Given two large plane surfaces that are 25mm apart and the gap filled with a liquid of viscosity 0.958 pa-s. From one of the surfaces at a distance of 8.4mm, a thin plate of area 0.37$m^2$ is to be pulled at a constant velocity of 0.3m/s. We are required to find the force required to pull this plate.

              $y=25mm=25 \times 10^{-3}m\\\eta=0.958pa-s\\A=0.37 m^2\\u=0.3m/s$

Step 2:

Since the plate is not exactly at the centre of the gap, the force exerted by the liquid at the top and at the bottom varies depending on the distance from the surfaces, Let's consider the plate to be y= 8.4mm from the bottom plate and so, x=16.6mm from the top. Let $F_u$ be the force by the liquid on the top surface of the plate and $F_b$ be the force by the liquid on the bottom surface of the plate.
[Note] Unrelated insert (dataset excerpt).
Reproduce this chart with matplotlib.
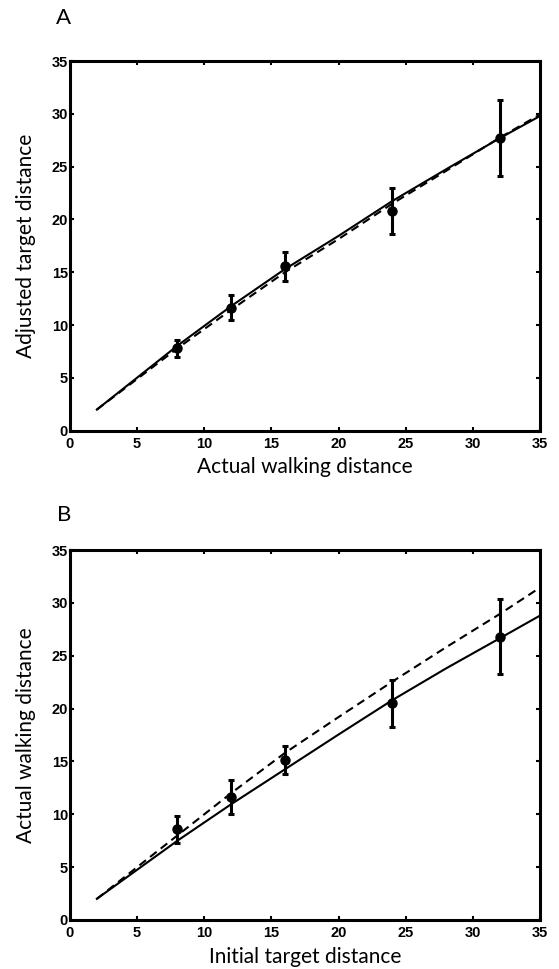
import matplotlib
matplotlib.use("Agg")
import matplotlib.pyplot as plt

# mean data points with error bars
dist = [8, 12, 16, 24, 32]

a_mean = [7.8, 11.65, 15.55, 20.8, 27.75]
a_err = [0.8, 1.2, 1.35, 2.2, 3.6]

b_mean = [8.6, 11.65, 15.15, 20.5, 26.8]
b_err = [1.28, 1.6, 1.35, 2.2, 3.55]

# model curves
line_x = [2, 8, 12, 16, 20, 24, 28, 32, 35]
a_solid = [2.0, 8.05, 11.8, 15.3, 18.45, 21.75, 24.75, 27.7, 29.8]
a_dashed = [2.0, 7.8, 11.45, 15.0, 18.15, 21.5, 24.6, 27.75, 29.95]

b_solid = [2.0, 7.5, 10.95, 14.25, 17.55, 20.8, 23.8, 26.65, 28.8]
b_dashed = [2.0, 8.0, 12.0, 15.8, 19.2, 22.55, 25.8, 28.95, 31.45]

ticks = [0, 5, 10, 15, 20, 25, 30, 35]

fig = plt.figure(figsize=(5.59, 9.69), dpi=100)
axA = fig.add_axes([0.1252, 0.5555, 0.841, 0.3815])
axB = fig.add_axes([0.1252, 0.0506, 0.841, 0.3818])

label_font = dict(family="Lato", size=15)


def draw(ax, mean, err, solid, dashed, xlabel, ylabel):
    ax.plot(line_x, dashed, color="black", lw=1.5, ls=(0, (4, 2.5)))
    ax.plot(line_x, solid, color="black", lw=1.5)
    ax.errorbar(dist, mean, yerr=err, fmt="o", color="black", ms=6.5,
                elinewidth=2.2, capsize=2.5, capthick=2.2)
    ax.set_xlim(0, 35)
    ax.set_ylim(0, 35)
    ax.set_xticks(ticks)
    ax.set_yticks(ticks)
    ax.tick_params(direction="in", length=3, width=1.5, top=True, right=True,
                   labelsize=10.5)
    ax.tick_params(axis="x", pad=4.5)
    ax.tick_params(axis="y", pad=1.5)
    for lab in ax.get_xticklabels() + ax.get_yticklabels():
        lab.set_family("Liberation Sans")
        lab.set_fontweight("bold")
    for s in ax.spines.values():
        s.set_linewidth(2.2)
    ax.set_xlabel(xlabel, fontdict=label_font)
    ax.set_ylabel(ylabel, fontdict=label_font)
    ax.xaxis.set_label_coords(0.5, -0.072)
    ax.yaxis.set_label_coords(-0.073, 0.5)


draw(axA, a_mean, a_err, a_solid, a_dashed,
     "Actual walking distance", "Adjusted target distance")
draw(axB, b_mean, b_err, b_solid, b_dashed,
     "Initial target distance", "Actual walking distance")

fig.text(64 / 559, 1 - 18 / 969, "A", ha="center", va="center",
         family="Lato", size=16)
fig.text(64 / 559, 1 - 515 / 969, "B", ha="center", va="center",
         family="Lato", size=16)

fig.savefig("out.png", dpi=100)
Then,

                    $F_b=\eta A\frac{u}{y}\\\\ F_u=\eta A\frac{u}{x}$

Step 3:

                   $F_b=\eta A\frac{u}{y}\\F_b = 0.958 \times 0.37\times 0.3(\frac{1}{8.4 \times 10^{-3}})\\ F_b=12.76N$

Therefore, the force by the liquid on the bottom surface of the plate is 12.76N.

Step 3:

                   $F_u=\eta A\frac{u}{x}\\F_u = 0.958 \times 0.37\times 0.3(\frac{1}{16.6 \times 10^{-3}})\\ F_u=6.38N$

Therefore, the force by the liquid on the top surface of the plate is 6.38N.

Step 4:

Net force = $F_u+F_b=12.76+6.38=19.17N$

Adding the forces because both these forces oppose the motion of the plate.

Therefore, The force required to pull a thin plate is 19.17N.